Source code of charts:
++++++++++
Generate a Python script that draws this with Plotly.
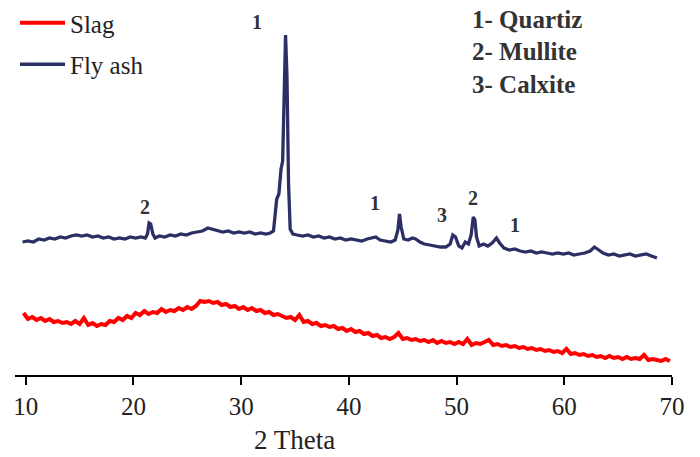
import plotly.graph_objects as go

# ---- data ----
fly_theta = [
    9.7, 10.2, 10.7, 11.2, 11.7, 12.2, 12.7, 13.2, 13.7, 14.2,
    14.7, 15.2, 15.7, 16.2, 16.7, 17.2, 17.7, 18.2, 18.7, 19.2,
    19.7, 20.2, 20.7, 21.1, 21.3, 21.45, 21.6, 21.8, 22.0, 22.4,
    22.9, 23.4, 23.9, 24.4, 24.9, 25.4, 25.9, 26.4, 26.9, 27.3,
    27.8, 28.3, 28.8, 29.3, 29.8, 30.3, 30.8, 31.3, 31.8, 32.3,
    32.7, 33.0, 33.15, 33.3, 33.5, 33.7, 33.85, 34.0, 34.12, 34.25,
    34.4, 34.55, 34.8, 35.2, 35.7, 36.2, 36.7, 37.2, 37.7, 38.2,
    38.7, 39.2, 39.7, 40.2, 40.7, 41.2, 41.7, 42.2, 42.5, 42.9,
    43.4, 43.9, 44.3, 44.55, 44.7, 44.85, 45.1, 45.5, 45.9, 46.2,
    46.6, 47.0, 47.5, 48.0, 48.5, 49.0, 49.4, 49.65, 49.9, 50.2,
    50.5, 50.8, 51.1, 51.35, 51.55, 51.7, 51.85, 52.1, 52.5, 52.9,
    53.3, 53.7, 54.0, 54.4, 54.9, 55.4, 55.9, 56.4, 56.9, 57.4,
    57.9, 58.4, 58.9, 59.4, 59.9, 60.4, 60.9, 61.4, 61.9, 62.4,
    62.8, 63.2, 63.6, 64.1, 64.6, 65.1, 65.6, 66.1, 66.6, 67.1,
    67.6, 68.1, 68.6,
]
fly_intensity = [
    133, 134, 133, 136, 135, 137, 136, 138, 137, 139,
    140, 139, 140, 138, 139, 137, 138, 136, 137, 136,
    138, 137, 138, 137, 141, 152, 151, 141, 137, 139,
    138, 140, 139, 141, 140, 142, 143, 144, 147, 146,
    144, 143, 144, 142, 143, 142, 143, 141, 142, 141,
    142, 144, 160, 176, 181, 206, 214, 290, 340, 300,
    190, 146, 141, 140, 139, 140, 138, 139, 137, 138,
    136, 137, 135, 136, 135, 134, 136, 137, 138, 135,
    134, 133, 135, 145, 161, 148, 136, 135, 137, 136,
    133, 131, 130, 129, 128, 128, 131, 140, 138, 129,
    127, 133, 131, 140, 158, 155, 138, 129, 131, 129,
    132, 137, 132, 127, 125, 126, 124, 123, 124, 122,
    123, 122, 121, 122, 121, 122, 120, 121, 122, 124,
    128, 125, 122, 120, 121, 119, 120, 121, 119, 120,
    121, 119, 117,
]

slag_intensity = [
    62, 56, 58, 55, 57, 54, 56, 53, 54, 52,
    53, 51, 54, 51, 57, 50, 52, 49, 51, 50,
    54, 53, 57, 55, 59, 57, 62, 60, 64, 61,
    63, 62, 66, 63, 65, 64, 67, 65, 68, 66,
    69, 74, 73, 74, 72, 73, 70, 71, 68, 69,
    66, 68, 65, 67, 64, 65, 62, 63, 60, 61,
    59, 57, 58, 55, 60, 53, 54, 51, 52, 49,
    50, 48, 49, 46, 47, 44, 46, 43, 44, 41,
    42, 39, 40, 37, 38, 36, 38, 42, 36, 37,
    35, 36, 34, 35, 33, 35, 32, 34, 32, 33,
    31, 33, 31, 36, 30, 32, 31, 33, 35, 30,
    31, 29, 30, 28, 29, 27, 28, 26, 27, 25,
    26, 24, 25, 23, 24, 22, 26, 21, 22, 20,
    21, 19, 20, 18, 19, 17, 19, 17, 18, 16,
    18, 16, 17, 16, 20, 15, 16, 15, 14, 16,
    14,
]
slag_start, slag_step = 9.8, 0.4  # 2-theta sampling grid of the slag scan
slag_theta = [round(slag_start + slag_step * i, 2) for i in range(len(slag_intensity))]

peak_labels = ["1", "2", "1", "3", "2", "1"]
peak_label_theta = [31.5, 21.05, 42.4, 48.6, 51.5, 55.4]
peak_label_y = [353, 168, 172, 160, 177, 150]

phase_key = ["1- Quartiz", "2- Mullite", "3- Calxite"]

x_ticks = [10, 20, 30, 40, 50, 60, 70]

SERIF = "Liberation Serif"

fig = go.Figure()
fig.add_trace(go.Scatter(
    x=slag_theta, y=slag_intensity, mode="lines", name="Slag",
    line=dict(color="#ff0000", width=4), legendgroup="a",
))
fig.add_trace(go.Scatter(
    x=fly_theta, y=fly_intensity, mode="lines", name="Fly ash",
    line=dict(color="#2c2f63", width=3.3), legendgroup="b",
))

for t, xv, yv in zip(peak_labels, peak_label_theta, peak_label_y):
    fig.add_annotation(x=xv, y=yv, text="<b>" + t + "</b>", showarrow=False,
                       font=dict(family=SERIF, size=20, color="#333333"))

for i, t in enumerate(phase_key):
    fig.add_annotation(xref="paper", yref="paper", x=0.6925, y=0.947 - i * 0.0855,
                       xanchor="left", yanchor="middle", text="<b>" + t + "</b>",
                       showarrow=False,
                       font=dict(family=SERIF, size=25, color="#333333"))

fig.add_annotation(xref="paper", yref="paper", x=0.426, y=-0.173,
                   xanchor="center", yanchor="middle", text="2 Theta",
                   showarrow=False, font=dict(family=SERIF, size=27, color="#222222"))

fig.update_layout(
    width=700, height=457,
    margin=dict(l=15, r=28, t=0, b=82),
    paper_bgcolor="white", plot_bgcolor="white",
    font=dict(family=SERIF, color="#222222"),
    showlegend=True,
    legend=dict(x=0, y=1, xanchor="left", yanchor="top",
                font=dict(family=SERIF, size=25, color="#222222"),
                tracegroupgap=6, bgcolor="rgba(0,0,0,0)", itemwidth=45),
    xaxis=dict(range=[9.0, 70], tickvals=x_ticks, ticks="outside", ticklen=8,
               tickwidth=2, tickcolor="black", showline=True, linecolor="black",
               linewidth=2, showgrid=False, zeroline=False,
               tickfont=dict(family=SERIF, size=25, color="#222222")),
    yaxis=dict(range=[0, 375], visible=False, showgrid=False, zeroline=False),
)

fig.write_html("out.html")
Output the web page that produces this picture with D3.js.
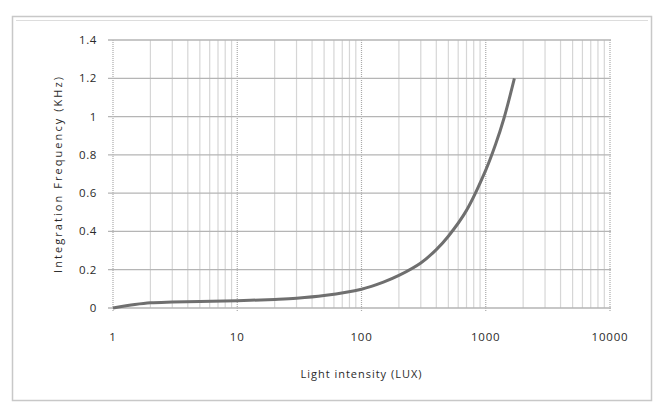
++++++++++
▶ GIVEN INSTRUCTION: Only the lines from the start of the entries above to the line containing "import plotly.graph_objects as go" are to be given again, exactly and with both ends included; pictures are excluded.

▶ FINISHED TASK:
Generate a Python script that draws this with Plotly.
import plotly.graph_objects as go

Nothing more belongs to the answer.